**What the task asks**
Starting at the first line of the data, print each line verbatim up to and including the line bearing "divider_y = [-1, 100]", omitting pictures.
___
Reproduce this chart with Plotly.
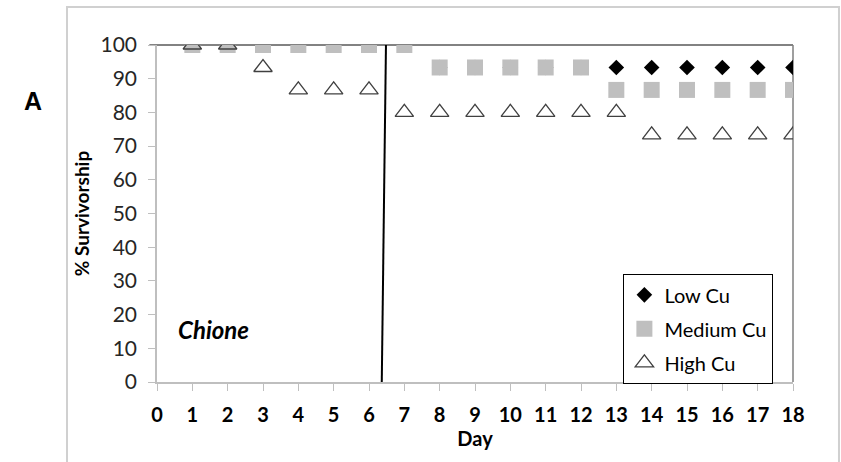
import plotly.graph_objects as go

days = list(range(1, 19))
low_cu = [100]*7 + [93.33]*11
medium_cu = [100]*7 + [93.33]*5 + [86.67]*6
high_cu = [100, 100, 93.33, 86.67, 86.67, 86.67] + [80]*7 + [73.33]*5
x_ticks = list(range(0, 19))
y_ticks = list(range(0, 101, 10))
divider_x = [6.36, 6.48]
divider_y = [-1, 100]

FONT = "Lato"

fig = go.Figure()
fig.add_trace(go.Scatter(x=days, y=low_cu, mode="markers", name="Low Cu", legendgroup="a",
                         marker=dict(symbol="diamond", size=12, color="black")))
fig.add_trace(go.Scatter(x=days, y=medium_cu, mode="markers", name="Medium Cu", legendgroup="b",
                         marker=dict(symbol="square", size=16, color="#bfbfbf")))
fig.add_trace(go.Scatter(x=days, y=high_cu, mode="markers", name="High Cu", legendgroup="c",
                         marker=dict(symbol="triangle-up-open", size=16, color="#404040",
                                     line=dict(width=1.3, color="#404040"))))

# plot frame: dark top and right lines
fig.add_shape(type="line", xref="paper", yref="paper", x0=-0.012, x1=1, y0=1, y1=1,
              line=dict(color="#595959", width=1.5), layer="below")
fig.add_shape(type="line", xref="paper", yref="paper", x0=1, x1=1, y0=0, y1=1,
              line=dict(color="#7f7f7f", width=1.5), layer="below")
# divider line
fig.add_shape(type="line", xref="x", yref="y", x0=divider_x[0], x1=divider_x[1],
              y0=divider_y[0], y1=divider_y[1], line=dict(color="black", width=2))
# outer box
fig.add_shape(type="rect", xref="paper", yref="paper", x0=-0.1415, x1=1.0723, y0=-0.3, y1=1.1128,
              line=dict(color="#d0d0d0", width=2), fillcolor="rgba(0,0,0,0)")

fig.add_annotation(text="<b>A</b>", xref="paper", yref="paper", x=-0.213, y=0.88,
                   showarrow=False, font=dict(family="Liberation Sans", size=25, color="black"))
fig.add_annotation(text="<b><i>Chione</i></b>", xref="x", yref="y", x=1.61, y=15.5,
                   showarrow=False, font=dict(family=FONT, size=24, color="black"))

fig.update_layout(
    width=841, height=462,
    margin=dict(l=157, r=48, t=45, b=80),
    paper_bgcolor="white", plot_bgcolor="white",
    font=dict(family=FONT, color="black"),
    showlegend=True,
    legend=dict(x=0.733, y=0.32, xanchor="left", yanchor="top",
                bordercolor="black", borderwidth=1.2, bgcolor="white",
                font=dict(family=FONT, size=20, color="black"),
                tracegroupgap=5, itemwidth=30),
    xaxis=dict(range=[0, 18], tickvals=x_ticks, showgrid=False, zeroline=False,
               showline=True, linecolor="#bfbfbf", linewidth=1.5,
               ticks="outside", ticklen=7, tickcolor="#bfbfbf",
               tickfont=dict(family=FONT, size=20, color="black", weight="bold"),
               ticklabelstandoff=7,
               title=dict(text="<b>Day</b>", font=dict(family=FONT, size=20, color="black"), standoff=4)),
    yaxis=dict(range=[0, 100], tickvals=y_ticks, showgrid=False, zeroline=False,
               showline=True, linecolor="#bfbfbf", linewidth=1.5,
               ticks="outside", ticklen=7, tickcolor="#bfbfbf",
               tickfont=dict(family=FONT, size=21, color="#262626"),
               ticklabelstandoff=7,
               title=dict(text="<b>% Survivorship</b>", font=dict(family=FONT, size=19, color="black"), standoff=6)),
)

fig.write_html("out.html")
___
**Solution for this exercise**
Reproduce this chart with Plotly.
import plotly.graph_objects as go

days = list(range(1, 19))
low_cu = [100]*7 + [93.33]*11
medium_cu = [100]*7 + [93.33]*5 + [86.67]*6
high_cu = [100, 100, 93.33, 86.67, 86.67, 86.67] + [80]*7 + [73.33]*5
x_ticks = list(range(0, 19))
y_ticks = list(range(0, 101, 10))
divider_x = [6.36, 6.48]
divider_y = [-1, 100]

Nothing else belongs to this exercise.